In this case, Plaintiff presented sufficient evidence to establish a "threshold prima facie showing" of personal jurisdiction. In her response to Defendant's motion, Plaintiff submitted evidence that Frank B. Henry, First Class Coach Company, Inc.'s President, may have an office address in Pennsylvania. Moreover, Plaintiff attached a report by M. Burr Keim Company that states First Class Coach Company, Inc. may have a fictitious name registration in Pennsylvania. Finally, Plaintiff submitted evidence that there may be some contractual relationship between First Class Coach and Amtrak. Therefore, the Court will permit Plaintiff to conduct discovery for thirty (30) days on matters relevant to the presence or absence of personal jurisdiction in this district over First Class Coach Company, Inc. The Court will not, however, grant any extensions of this discovery. Accordingly, insofar as Defendant's motion is predicated upon Rule 12(b)(2), the Court denies the motion without prejudice to renew at the close of that discovery.

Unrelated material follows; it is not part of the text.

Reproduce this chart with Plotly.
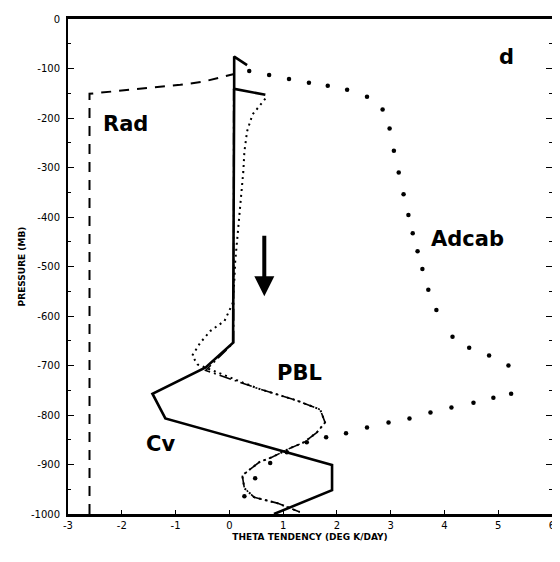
import plotly.graph_objects as go

# ---- data (theta tendency, K/day ; pressure, mb as negative) ----
rad_x = [-2.6, -2.6, -0.91, -0.5, 0.09]
rad_p = [-1000, -151, -133, -127, -111]

cv_x = [0.33, 0.09, 0.09, 0.67, None, 0.09, 0.07, -0.44, -1.43, -1.19, 1.91, 1.91, 0.83]
cv_p = [-93, -76, -141, -153, None, -141, -654, -704, -757, -807, -901, -952, -1000]

pbl_x = [0.08, 0.08, -0.44, 0.52, 1.26, 1.69, 1.78, 1.63, 1.39, 1.13, 0.80, 0.56, 0.24, 0.28, 0.46, 0.89, 1.31]
pbl_p = [-141, -654, -710, -746, -771, -789, -815, -835, -855, -867, -885, -895, -922, -948, -966, -978, -996]

tot_x = [0.67, 0.43, 0.33, 0.28, 0.26, 0.19, 0.15, 0.11, 0.09, 0.06, -0.09, -0.35, -0.54, -0.69, -0.59,
         0.52, 1.26, 1.69, 1.78, 1.63, 1.39, 1.13, 0.80, 0.56, 0.24, 0.28, 0.46, 0.89, 1.31]
tot_p = [-161, -193, -227, -268, -308, -388, -435, -489, -535, -575, -610, -630, -654, -680, -698,
         -746, -771, -789, -815, -835, -855, -867, -885, -895, -922, -948, -966, -978, -996]

adcab_x = [0.37, 0.74, 1.11, 1.48, 1.83, 2.19, 2.56, 2.85, 2.98, 3.06, 3.15, 3.24, 3.33, 3.41, 3.50, 3.59,
           3.70, 3.85, 4.15, 4.46, 4.83, 5.19, 5.24, 4.91, 4.54, 4.13, 3.74, 3.35, 2.96, 2.56, 2.17,
           1.80, 1.44, 1.07, 0.76, 0.48, 0.28]
adcab_p = [-105, -113, -121, -129, -135, -143, -157, -183, -221, -266, -310, -354, -396, -433, -469, -505,
           -547, -588, -642, -664, -680, -700, -757, -765, -775, -785, -795, -807, -815, -825, -837,
           -845, -855, -875, -897, -928, -964]

x_ticks = [-3, -2, -1, 0, 1, 2, 3, 4, 5, 6]
y_ticks = [0, -100, -200, -300, -400, -500, -600, -700, -800, -900, -1000]

fig = go.Figure()
fig.add_trace(go.Scatter(x=rad_x, y=rad_p, mode="lines", name="Rad",
                         line=dict(color="black", width=2, dash="10px,8px")))
fig.add_trace(go.Scatter(x=tot_x, y=tot_p, mode="lines", name="Total",
                         line=dict(color="black", width=2, dash="2px,4px")))
fig.add_trace(go.Scatter(x=pbl_x, y=pbl_p, mode="lines", name="PBL",
                         line=dict(color="black", width=1.6, dash="12px,4px,2px,4px")))
fig.add_trace(go.Scatter(x=cv_x, y=cv_p, mode="lines", name="Cv",
                         line=dict(color="black", width=2.6)))
fig.add_trace(go.Scatter(x=adcab_x, y=adcab_p, mode="markers", name="Adcab",
                         marker=dict(color="black", size=4.5)))

hand = dict(family="DejaVu Sans", size=21, color="black")
for txt, x, y in [("Rad", -1.94, -213), ("Adcab", 4.43, -445), ("Cv", -1.28, -859),
                  ("PBL", 1.3, -716), ("d", 5.15, -76)]:
    fig.add_annotation(x=x, y=y, text="<b>%s</b>" % txt, showarrow=False, font=hand)

fig.add_annotation(x=0.65, y=-560, ax=0.65, ay=-435, axref="x", ayref="y",
                   showarrow=True, arrowhead=2, arrowsize=1.0, arrowwidth=4,
                   arrowcolor="black", text="")

tickfont = dict(family="DejaVu Sans", size=10, color="black")
fig.update_layout(
    width=552, height=544,
    margin=dict(l=60, r=5, t=9, b=38),
    paper_bgcolor="white", plot_bgcolor="white",
    showlegend=False,
    xaxis=dict(range=[-3, 6], tickvals=x_ticks, ticktext=[str(v) for v in x_ticks],
               showgrid=False, zeroline=False, showline=True, linecolor="black", linewidth=2.5,
               ticks="inside", ticklen=4, tickcolor="black", mirror=True,
               tickfont=tickfont, ticklabeloverflow="allow",
               title=dict(text="<b>THETA TENDENCY (DEG K/DAY)</b>",
                          font=dict(family="DejaVu Sans", size=9, color="black"), standoff=4)),
    yaxis=dict(range=[-1000, 0], tickvals=y_ticks, ticktext=[str(v) for v in y_ticks],
               showgrid=False, zeroline=False, showline=True, linecolor="black", linewidth=2,
               ticks="inside", ticklen=6, tickcolor="black", mirror="allticks",
               minor=dict(dtick=50, ticks="inside", ticklen=3, tickcolor="black"),
               tickfont=tickfont, ticklabelstandoff=4,
               title=dict(text="<b>PRESSURE (MB)</b>",
                          font=dict(family="DejaVu Sans", size=9, color="black"), standoff=4)),
)

fig.write_html("out.html")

B. Motion to Dismiss of Martz Bus Transportation Company
Defendant Martz Bus moves for dismissal based upon insufficient service of process pursuant to Federal Rule of Civil Procedure 12(b)(5). Martz Bus maintains that Plaintiff served them by certified mail, which is improper for actions initiated inside Philadelphia County. Plaintiff admits that she served Martz Bus by certified mail. Plaintiff states, however, that she already corrected this defect by properly serving Martz Bus. Therefore, the Court denies the motion as moot.
ORDER
AND NOW, this 23rd day of June, 1999, upon consideration of the Defendant First Class Coach's Motion to Dismiss and Defendant Martz Bus Transportation Company's Motion to Dismiss, IT IS HEREBY ORDERED that:
(1) Defendant First Class Coach's Motion to Dismiss is DENIED WITH LEAVE TO RENEW after thirty (30) days of discovery with no extensions; and
(2) Defendant Martz Bus Transportation Company's Motion to Dismiss is DENIED AS MOOT.